Some points to ponder:
- Look for: Jack ("Dragnet") Webb as Betty's fiance and Buster Keaton as one of the "waxworks" who come to play bridge (the others are Keaton's and Swanson's fellow silent stars Anna Q. Nilsson and H.B. Warner, who played Mr. Gower in It's a Wonderful Life).
- It's not spoiling anything to say that William Holden's character is revealed as being dead in the first moments of the film. Because he's also the narrator, this means he's narrating the film from beyond the grave. You may remember this device from American Beauty and, more effectively, Casino; the difference, of course, is that here, you know from the beginning that Joe is dead.

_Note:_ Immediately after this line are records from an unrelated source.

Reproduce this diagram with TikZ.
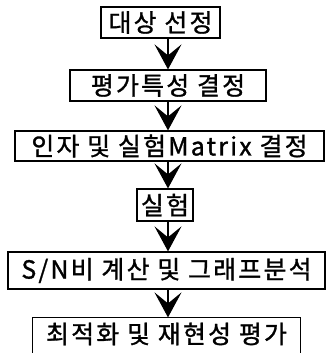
\documentclass[tikz,border=0pt]{standalone}
\usepackage{fontspec}
\newfontfamily\kr{Noto Sans CJK KR}[LetterSpace=9,FakeBold=1.2]
\usetikzlibrary{arrows.meta}
\begin{document}
\begin{tikzpicture}[x=1bp,y=-1bp,
  boxline/.style={line width=1.2bp},
  box/.style={draw, boxline, inner sep=0pt, font=\kr\fontsize{25}{25}\selectfont},
  arr/.style={line width=1.2bp, -{Stealth[length=25bp,width=27bp,inset=11bp]}}]
\useasboundingbox (0,0) rectangle (329,353);
\clip (0,0) rectangle (329,353);
\coordinate (ax) at (168,0);
\node[box, minimum width=119bp, minimum height=31bp] (b1) at (160.5,22.5) {대상 선정};
\node[box, minimum width=196bp, minimum height=31bp] (b2) at (168,85.5) {평가특성 결정};
\node[box, minimum width=309bp, minimum height=30bp] (b3) at (169.5,146) {인자 및 실험Matrix 결정};
\node[box, minimum width=56bp, minimum height=32bp] (b4) at (165,205) {실험};
\node[box, minimum width=317bp, minimum height=37bp] (b5) at (166.5,270.5) {S/N비 계산 및 그래프분석};
\node[box, draw=none, minimum width=267bp, minimum height=32bp] (b6) at (166.5,334) {최적화 및 재현성 평가};
\draw[boxline] ([yshift=-20bp]b6.south west) -- (b6.north west) -- (b6.north east) -- ([yshift=-20bp]b6.south east);
\draw[arr] (b1.south -| ax) -- (b2.north -| ax);
\draw[arr] (b2.south -| ax) -- (b3.north -| ax);
\draw[arr] (b3.south -| ax) -- (b4.north -| ax);
\draw[arr] (b4.south -| ax) -- (b5.north -| ax);
\draw[arr] (b5.south -| ax) -- (b6.north -| ax);
\end{tikzpicture}
\end{document}
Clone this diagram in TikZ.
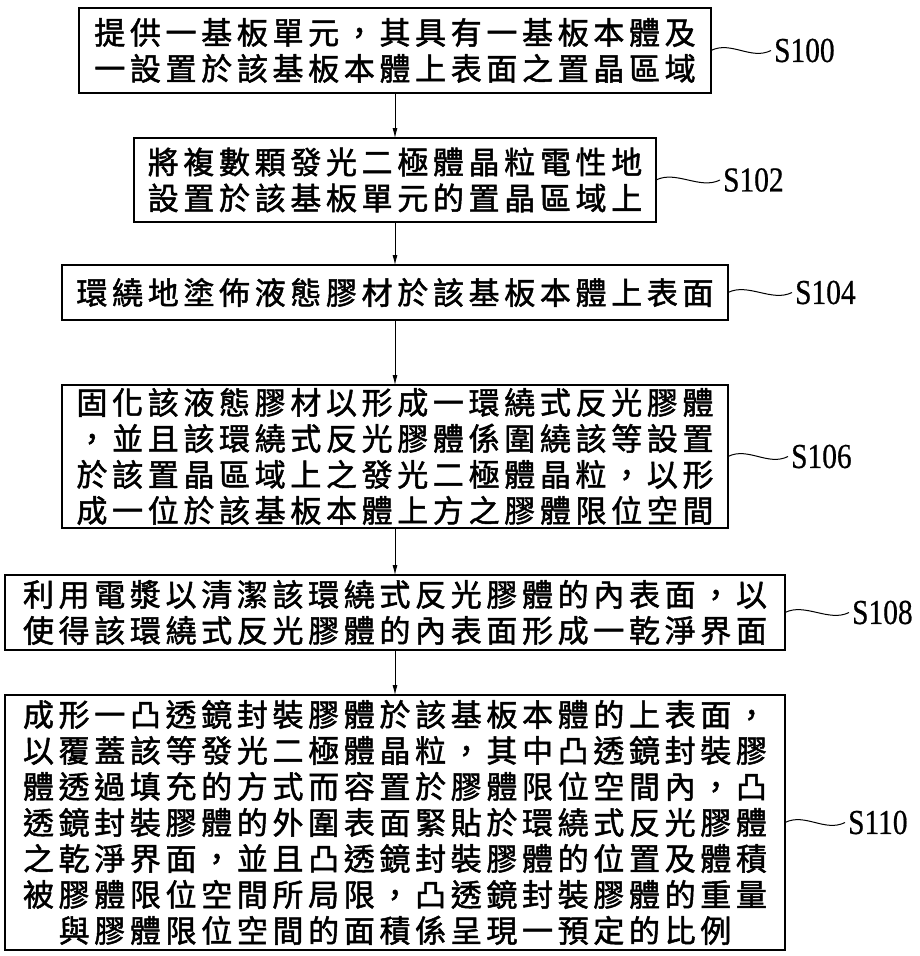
\documentclass[tikz,border=0pt]{standalone}
\usepackage{fontspec}
\usepackage{tikz}
\usetikzlibrary{positioning, arrows.meta}
\newfontfamily\cjk[LetterSpace=15, FakeBold=1.6]{Noto Sans CJK TC}
\newfontfamily\lblfont[FakeStretch=0.84, FakeBold=0.6]{Liberation Serif}

\begin{document}
\begin{tikzpicture}[x=1pt, y=-1pt,
    stepbox/.style={draw, line width=1.8pt, outer sep=0pt, align=center, inner xsep=4pt, inner ysep=0pt,
        font=\cjk\fontsize{31}{36}\selectfont},
    steplabel/.style={inner sep=3pt, font=\lblfont\fontsize{35}{36}\selectfont},
    flow/.style={line width=0.8pt, -{Latex[length=10pt, width=5pt]}}]
    \useasboundingbox (0,0) rectangle (919,956);
    \node[stepbox, anchor=north, text width=624pt, minimum height=85pt](s0) at (395,8)
        {提供一基板單元，其具有一基板本體及\\一設置於該基板本體上表面之置晶區域};
    \node[stepbox, below=45pt of s0, text width=514pt, minimum height=84pt](s1)
        {將複數顆發光二極體晶粒電性地\\設置於該基板單元的置晶區域上};
    \node[stepbox, below=43pt of s1, text width=658pt, minimum height=55pt](s2)
        {環繞地塗佈液態膠材於該基板本體上表面};
    \node[stepbox, below=65pt of s2, text width=658pt, minimum height=143pt](s3)
        {固化該液態膠材以形成一環繞式反光膠體\\，並且該環繞式反光膠體係圍繞該等設置\\於該置晶區域上之發光二極體晶粒，以形\\成一位於該基板本體上方之膠體限位空間};
    \node[stepbox, below=47pt of s3, text width=772pt, minimum height=75pt](s4)
        {利用電漿以清潔該環繞式反光膠體的內表面，以\\使得該環繞式反光膠體的內表面形成一乾淨界面};
    \node[stepbox, below=45pt of s4, text width=772pt, minimum height=255pt](s5)
        {成形一凸透鏡封裝膠體於該基板本體的上表面，\\以覆蓋該等發光二極體晶粒，其中凸透鏡封裝膠\\體透過填充的方式而容置於膠體限位空間內，凸\\透鏡封裝膠體的外圍表面緊貼於環繞式反光膠體\\之乾淨界面，並且凸透鏡封裝膠體的位置及體積\\被膠體限位空間所局限，凸透鏡封裝膠體的重量\\與膠體限位空間的面積係呈現一預定的比例};
    \node[steplabel, right=60pt of s0](l0){S100};
    \node[steplabel, right=64pt of s1](l1){S102};
    \node[steplabel, right=64pt of s2](l2){S104};
    \node[steplabel, right=60pt of s3](l3){S106};
    \node[steplabel, right=64pt of s4](l4){S108};
    \node[steplabel, right=60pt of s5](l5){S110};
    \draw[flow]
    (s0) edge (s1)
    (s1) edge (s2)
    (s2) edge (s3)
    (s3) edge (s4)
    (s4) edge (s5);
    \draw[line width=1pt]
    (s0.east) .. controls +(20,-10) and +(-20,10) .. (l0.west)
    (s1.east) .. controls +(20,-10) and +(-20,10) .. (l1.west)
    (s2.east) .. controls +(20,-10) and +(-20,10) .. (l2.west)
    (s3.east) .. controls +(20,-10) and +(-20,10) .. (l3.west)
    (s4.east) .. controls +(20,-10) and +(-20,10) .. (l4.west)
    (s5.east) .. controls +(20,-10) and +(-20,10) .. (l5.west);
\end{tikzpicture}
\end{document}
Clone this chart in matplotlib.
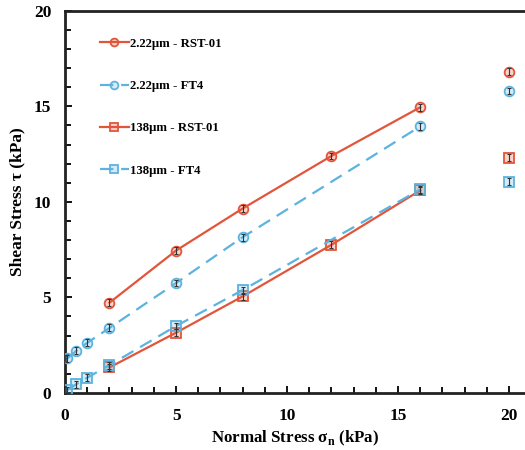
import matplotlib.pyplot as plt
from matplotlib.colors import to_rgba

# series data
x_rst_222 = [2, 5, 8, 12, 16]
y_rst_222 = [4.72, 7.45, 9.65, 12.4, 14.95]

x_ft4_222 = [0.1, 0.5, 1, 2, 5, 8, 16]
y_ft4_222 = [1.8, 2.2, 2.62, 3.4, 5.75, 8.15, 13.95]

x_rst_138 = [2, 5, 8, 12, 16]
y_rst_138 = [1.33, 3.15, 5.05, 7.75, 10.6]

x_ft4_138 = [0.1, 0.5, 1, 2, 5, 8, 16]
y_ft4_138 = [0.15, 0.45, 0.8, 1.45, 3.5, 5.38, 10.65]

# lone markers at the right edge
side_x = [20, 20, 20, 20]
side_y = [16.8, 15.8, 12.3, 11.05]

labels = ["2.22\u03bcm - RST-01", "2.22\u03bcm - FT4", "138\u03bcm - RST-01", "138\u03bcm - FT4"]
red = "#E2553A"
blue = "#5CB3DF"

plt.rcParams['font.family'] = ['Liberation Serif', 'DejaVu Serif']
plt.rcParams['font.weight'] = 'bold'
plt.rcParams['mathtext.fontset'] = 'custom'
plt.rcParams['mathtext.rm'] = 'Liberation Serif:bold'

fig = plt.figure(figsize=(5.25, 4.5), dpi=100)
ax = fig.add_axes([0.124, 0.127, 0.876, 0.849])

series = [
    (x_rst_222, y_rst_222, red, '-', 'o'),
    (x_ft4_222, y_ft4_222, blue, (0, (6, 3.5)), 'o'),
    (x_rst_138, y_rst_138, red, '-', 's'),
    (x_ft4_138, y_ft4_138, blue, (0, (6, 3.5)), 's'),
]
for (xs, ys, c, ls, m), lab in zip(series, labels):
    ax.errorbar(xs, ys, yerr=0.18, fmt='none', ecolor='#333333', elinewidth=0.8,
                capsize=1.5, capthick=0.8, zorder=4)
    ax.plot(xs, ys, color=c, linestyle=ls, linewidth=1.6, marker=m, markersize=7,
            markerfacecolor=to_rgba(c, 0.25), markeredgecolor=c, markeredgewidth=1.3,
            label=lab, zorder=3)

for sx, sy, (_, _, c, _, m) in zip(side_x, side_y, series):
    ax.errorbar(sx, sy, yerr=0.18, fmt='none', ecolor='#333333', elinewidth=0.8,
                capsize=1.5, capthick=0.8, zorder=4)
    ax.plot(sx, sy, linestyle='none', marker=m, markersize=7,
            markerfacecolor=to_rgba(c, 0.25), markeredgecolor=c, markeredgewidth=1.3, zorder=3)

ax.set_xlim(0, 20.72)
ax.set_ylim(0, 20)
ax.set_xticks([0, 5, 10, 15, 20])
ax.set_yticks([0, 5, 10, 15, 20])
ax.set_xticks(range(0, 21), minor=True)
ax.set_yticks(range(0, 21), minor=True)
ax.tick_params(which='both', direction='in', width=1.3, labelsize=12.5, pad=10)
ax.tick_params(which='major', length=5)
ax.tick_params(which='minor', length=4)
ax.tick_params(axis='x', pad=11)
for s in ['left', 'bottom', 'top']:
    ax.spines[s].set_linewidth(2)
    ax.spines[s].set_color('#222222')
ax.spines['right'].set_visible(False)

ax.set_xlabel(r"Normal Stress σ$_\mathregular{n}$ (kPa)", fontsize=12.2, fontweight='bold', labelpad=3)
ax.set_ylabel("Shear Stress \u03c4 (kPa)", fontsize=12.5, fontweight='bold', labelpad=6)

leg = ax.legend(loc='upper left', bbox_to_anchor=(0.05, 0.96), frameon=False,
                fontsize=9.2, labelspacing=2.38, handlelength=2.3, handletextpad=0.1,
                markerscale=0.8)
for t in leg.get_texts():
    t.set_fontweight('bold')

fig.savefig("out.png", dpi=100)
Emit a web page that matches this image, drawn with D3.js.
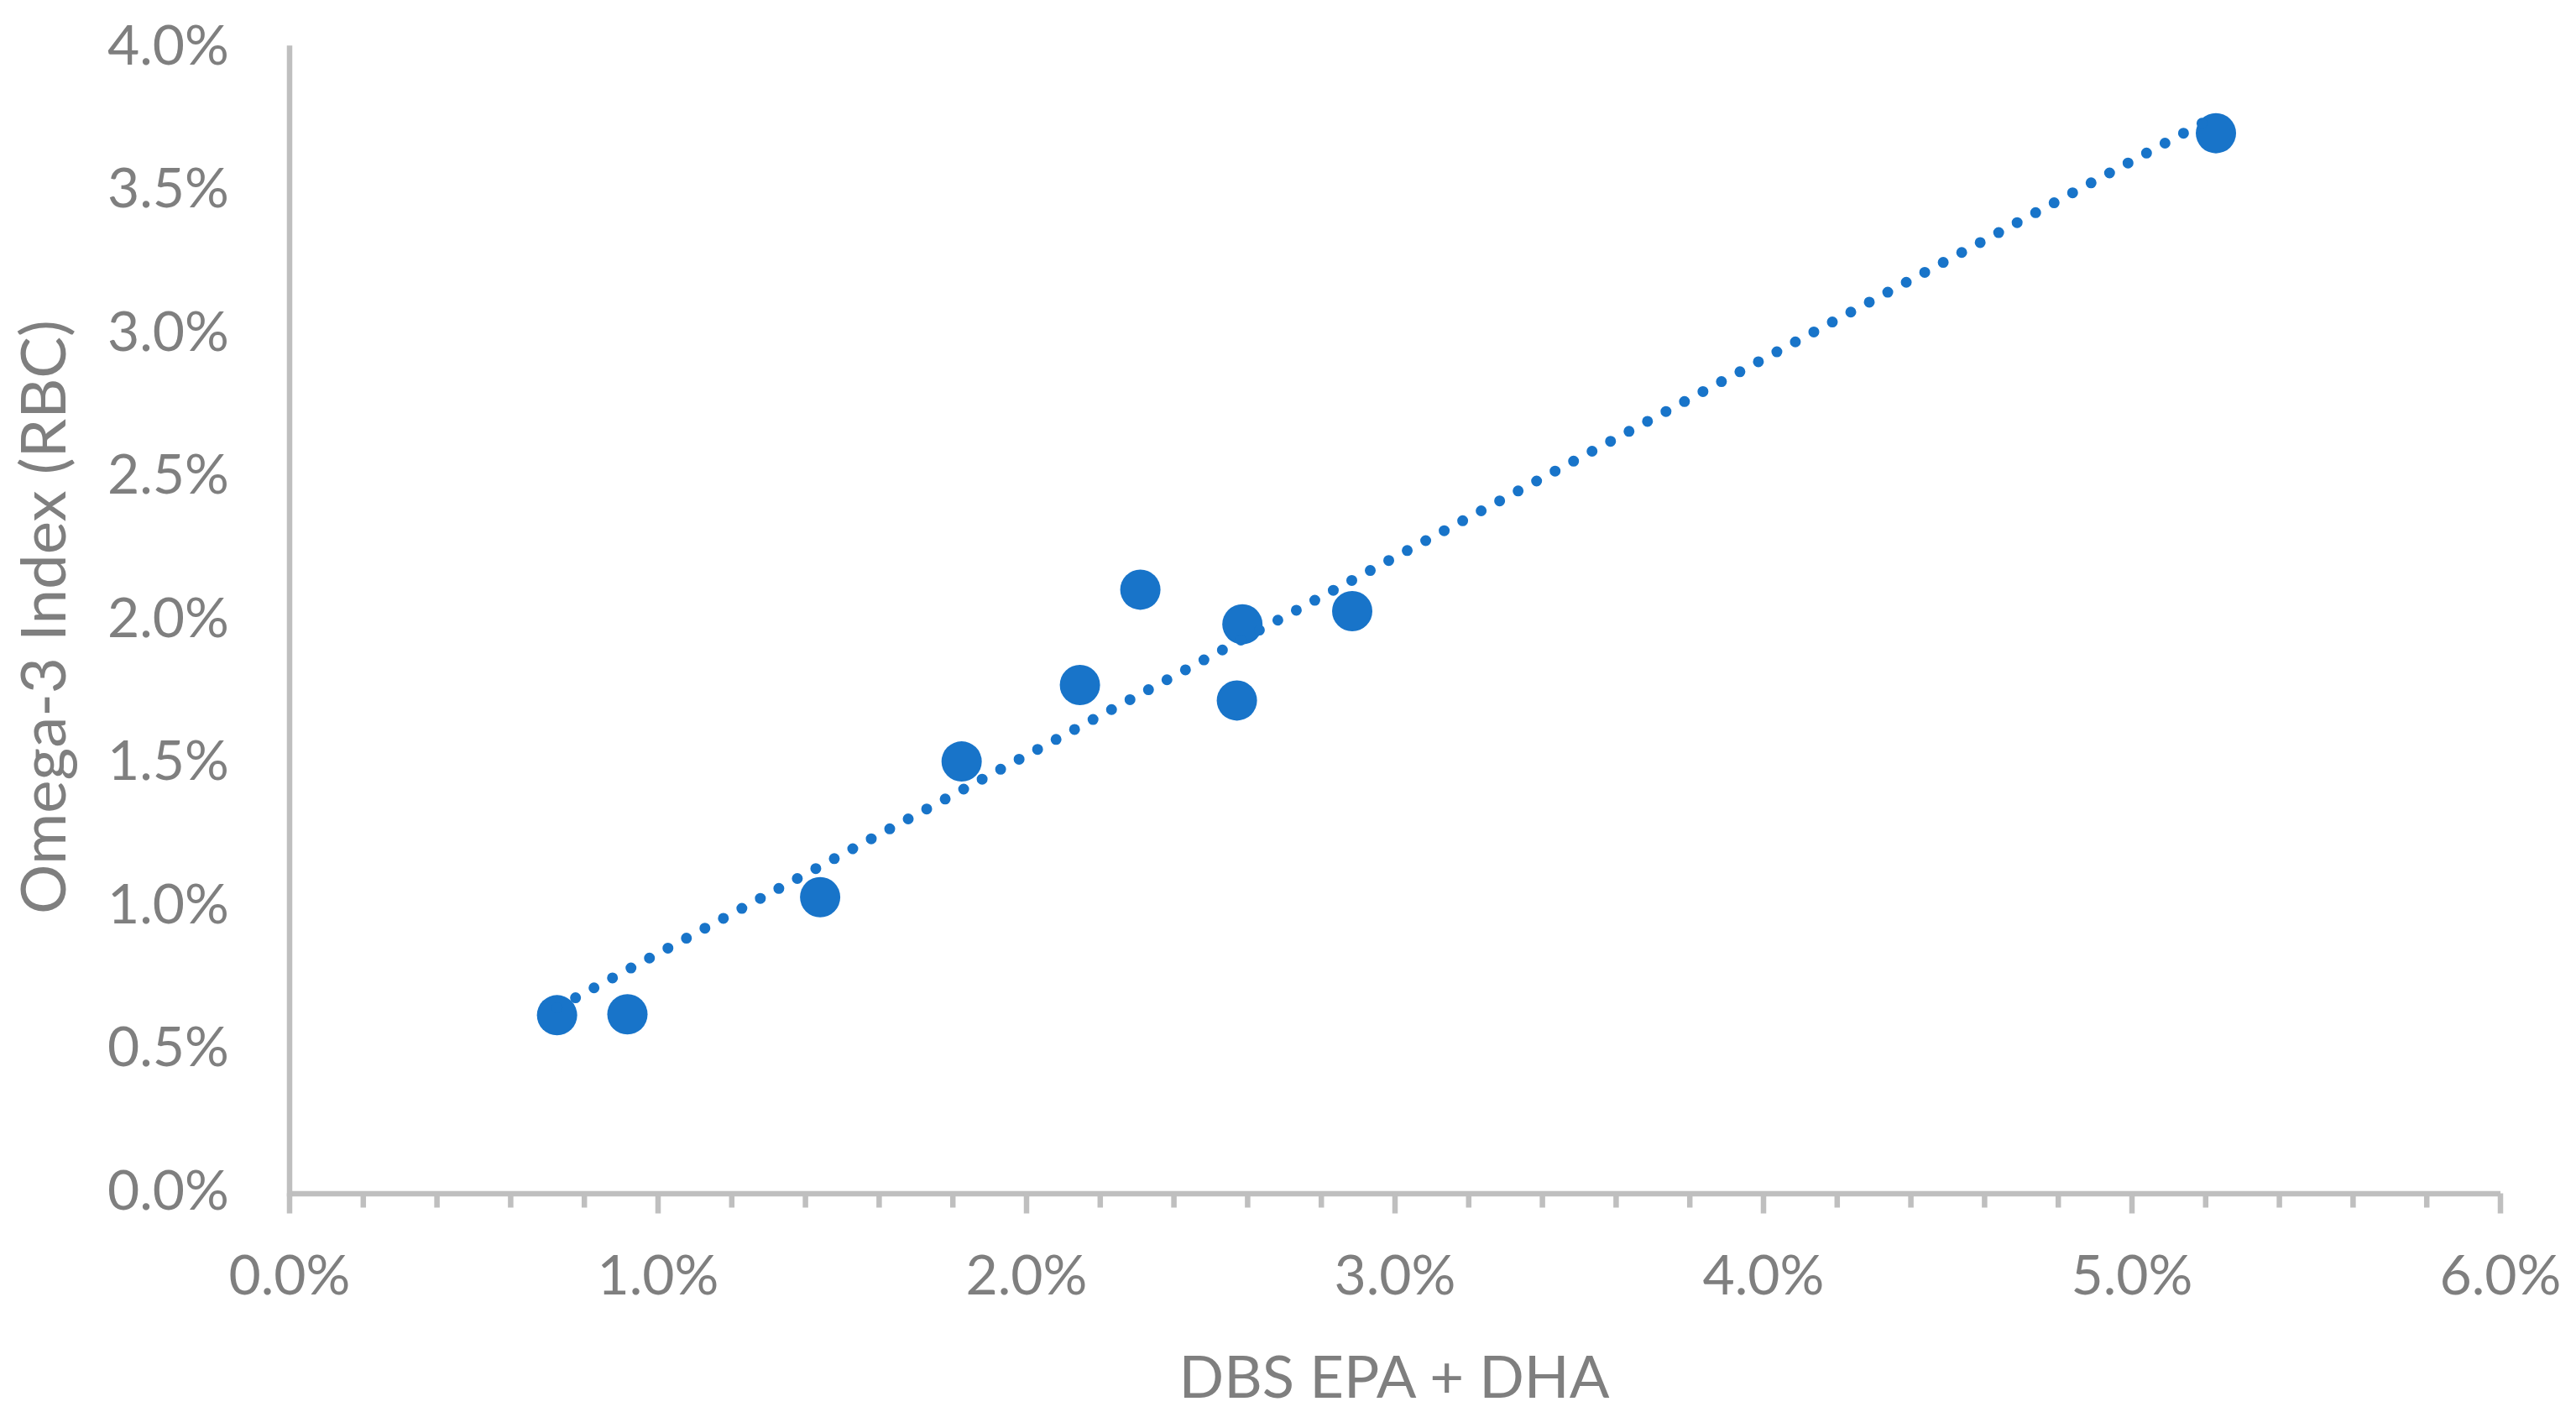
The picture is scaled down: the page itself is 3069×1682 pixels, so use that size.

- Two great directors of the silent era appear in Sunset Boulevard: Cecil
B. DeMille, who plays himself, and Erich von Stroheim, who plays Norma Desmond's
faithful butler Max. Their fortunes on screen mirror their fortunes in real
life. After establishing himself as the force behind such lavish productions
as King of Kings and The Ten Commandments (1925),
DeMille successfully made the transition to sound and continued directing sprawling
epics like Samson and Delilah, The Greatest Show on Earth,
and the 1956 remake of The Ten Commandments. Stroheim was similarly
known for excess, but unlike the pious DeMille, his excess extended beyond the
screen; a memorable chapter in Kenneth Anger's notorious Hollywood Babylon
describes real-life orgies on the closed set of his 1928 picture The Wedding
March. Also unlike DeMille, his excess did him in in the end: his seven-hour-plus
epic Greed was cut to less than two hours by MGM editors without
his input, and in 1929 he was fired from Queen Kelly by its star,
Gloria Swanson, after shooting roughly a third of the 12-hour picture. (Queen
Kelly was never finished, and parts of it are featured in Sunset Boulevard
as a "Norma Desmond" picture.) His career as a director effectively finished
after the Greed fiasco, Stroheim worked for the next three decades
as an actor, usually playing cartoonish German villains in war pictures (he
was an originator of the bald, bemonacled, impeccably-dressed Nazi stereotype
later twitted by Werner "Colonel Klink" Klemperer in "Hogan's Heroes").